Task to carry out >> The lines to extract run from the first line of the material below to the line containing "return (H - B - yp) / PH", both included; leave the pictures behind.

============

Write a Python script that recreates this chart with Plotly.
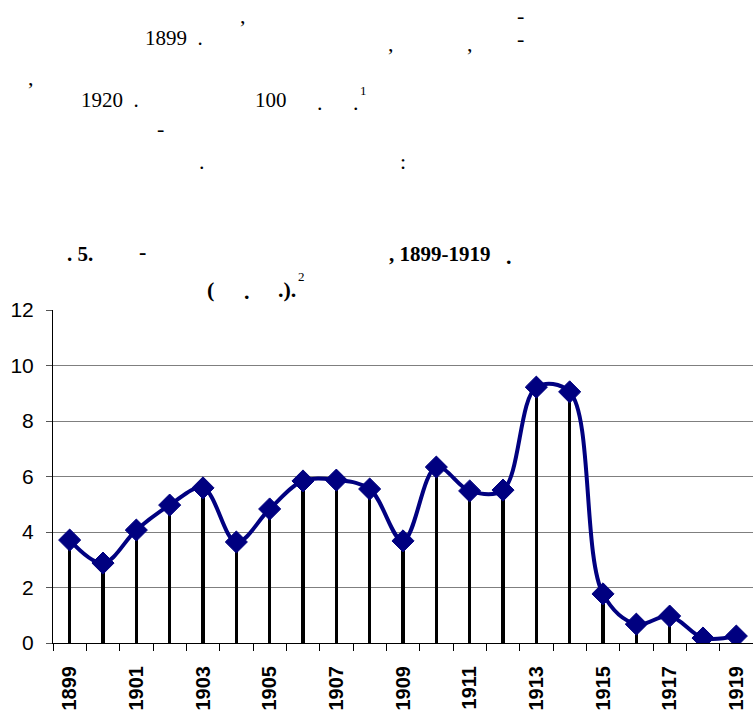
import plotly.graph_objects as go

years = list(range(1899, 1920))
values = [3.71, 2.88, 4.07, 4.97, 5.59, 3.64, 4.83, 5.84, 5.87, 5.55, 3.68,
          6.34, 5.48, 5.51, 9.22, 9.05, 1.77, 0.68, 0.97, 0.18, 0.25]
label_years = years[::2]
y_ticks = [0, 2, 4, 6, 8, 10, 12]

W, H = 753, 715
L, R, T, B = 53, 0, 310, 72
PW, PH = W - L - R, H - T - B


def px(xp):
    return (xp - L) / PW


def py(yp):
    return (H - B - yp) / PH


fig = go.Figure()
fig.add_trace(go.Bar(x=years, y=values, width=0.1, marker=dict(color="black", line=dict(width=0)),
                     showlegend=False, hoverinfo="skip"))
fig.add_trace(go.Scatter(x=years, y=values, mode="lines+markers",
                         line=dict(color="#000080", width=4, shape="spline", smoothing=1.0),
                         marker=dict(symbol="diamond", size=17, color="#000080",
                                     line=dict(color="#000080", width=1)),
                         showlegend=False))
# dummy trace on secondary axis for boundary ticks
fig.add_trace(go.Scatter(x=[years[0]], y=[None], xaxis="x2", showlegend=False, hoverinfo="skip"))

xr = [years[0] - 0.5, years[-1] + 0.5]
fig.update_layout(
    width=W, height=H,
    margin=dict(l=L, r=R, t=T, b=B, autoexpand=False),
    paper_bgcolor="white", plot_bgcolor="white",
    bargap=0,
    xaxis=dict(range=xr, tickmode="array", tickvals=label_years,
               ticktext=[str(y) for y in label_years], tickangle=-90,
               ticks="", showgrid=False, showline=True, linecolor="black", linewidth=1,
               tickfont=dict(family="Liberation Sans, Arial", size=20, color="black",
                             weight="bold"),
               zeroline=False, ticklabelstandoff=14, automargin=False),
    xaxis2=dict(range=xr, overlaying="x", side="bottom", tickmode="array",
                tickvals=[y - 0.5 for y in years] + [years[-1] + 0.5],
                ticks="outside", ticklen=7, tickcolor="black", showticklabels=False,
                showgrid=False, showline=False, zeroline=False, automargin=False),
    yaxis=dict(range=[0, 12], tickmode="array", tickvals=y_ticks, ticks="outside", ticklen=6,
               tickcolor="#555", showline=True, linecolor="black", linewidth=1,
               showgrid=True, gridcolor="#7f7f7f", gridwidth=1, zeroline=False,
               tickfont=dict(family="Liberation Sans, Arial", size=21, color="black"),
               ticklabelstandoff=8, automargin=False),
    font=dict(family="Liberation Serif, Times New Roman", color="black"),
)

serif = "Liberation Serif, Times New Roman"
texts = [
    # (x_px, y_px_center, text, bold, size)
    (243, 15, ",", False, 22),
    (520, 15, "-", False, 22),
    (174, 38, "1899 &nbsp;.", False, 21),
    (391, 43, ",", False, 22),
    (470, 43, ",", False, 22),
    (520, 38, "-", False, 22),
    (31, 78, ",", False, 22),
    (110, 100, "1920 &nbsp;.", False, 21),
    (271, 100, "100", False, 21),
    (320, 102, ".", False, 22),
    (356, 102, ".", False, 22),
    (363, 90, "1", False, 13),
    (160, 128, "-", False, 22),
    (202, 161, ".", False, 22),
    (403, 161, ":", False, 22),
    (80, 254, ". 5.", True, 21),
    (142, 252, "-", True, 22),
    (440, 254, ", 1899-1919", True, 21),
    (509, 256, ".", True, 22),
    (210, 289, "(", True, 22),
    (247, 291, ".", True, 22),
    (287, 289, ".).", True, 22),
    (301, 277, "2", False, 13),
]
for xp, yp, t, bold, sz in texts:
    fig.add_annotation(x=px(xp), y=py(yp), xref="paper", yref="paper", text=t,
                       showarrow=False, xanchor="center", yanchor="middle",
                       font=dict(family=serif, size=sz, color="black",
                                 weight="bold" if bold else "normal"))

fig.write_html("out.html", config={"displayModeBar": False},
               post_script="document.body.style.margin='0';document.body.style.overflow='hidden';")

============

Solution for this exercise >>
Write a Python script that recreates this chart with Plotly.
import plotly.graph_objects as go

years = list(range(1899, 1920))
values = [3.71, 2.88, 4.07, 4.97, 5.59, 3.64, 4.83, 5.84, 5.87, 5.55, 3.68,
          6.34, 5.48, 5.51, 9.22, 9.05, 1.77, 0.68, 0.97, 0.18, 0.25]
label_years = years[::2]
y_ticks = [0, 2, 4, 6, 8, 10, 12]

W, H = 753, 715
L, R, T, B = 53, 0, 310, 72
PW, PH = W - L - R, H - T - B


def px(xp):
    return (xp - L) / PW


def py(yp):
    return (H - B - yp) / PH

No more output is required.